Dari Lumbung TKI Jadi Sentra Sapi

Peternak memberikan pakan kepada sapi di kandang Kelompok Tani Tunggal Rasa di Desa Majasari, Kecamatan Sliyeg, Kabupaten Indramayu, Jawa Barat, Minggu (12/11). Peternak setempat mengeluhkan sulitnya memasarkan pupuk organik yang dibuat dari kotoran ternak sapi. Padahal, sebagai lumbung padi nasional, Indramayu berpotensi menjadi sumber pakan ternak sekaligus pasar untuk pupuk organik.
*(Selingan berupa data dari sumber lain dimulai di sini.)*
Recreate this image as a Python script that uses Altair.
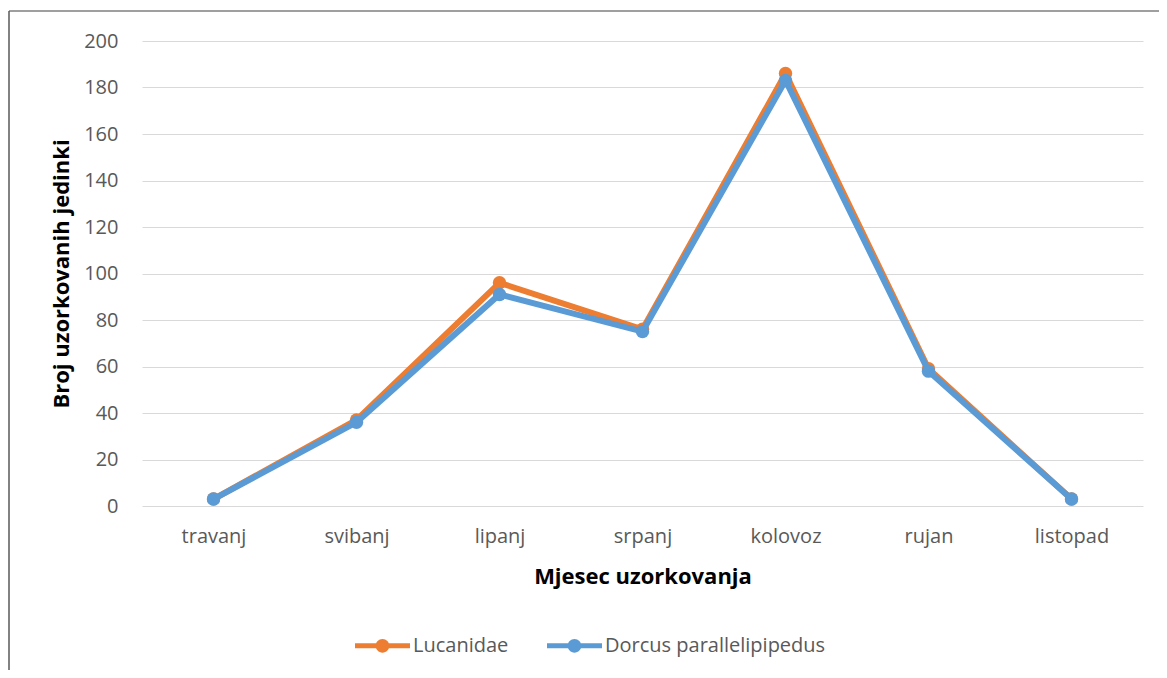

Desa Majasari, Kabupaten Indramayu, Jawa Barat, pernah mengalami masa yang memprihatinkan. Desa ini beberapa tahun silam sempat ditinggalkan banyak warganya. Itu karena kemiskinan terus menggerogoti mereka. Namun, dalam empat tahun terakhir, inovasi pemerintah desa membawa mereka pulang.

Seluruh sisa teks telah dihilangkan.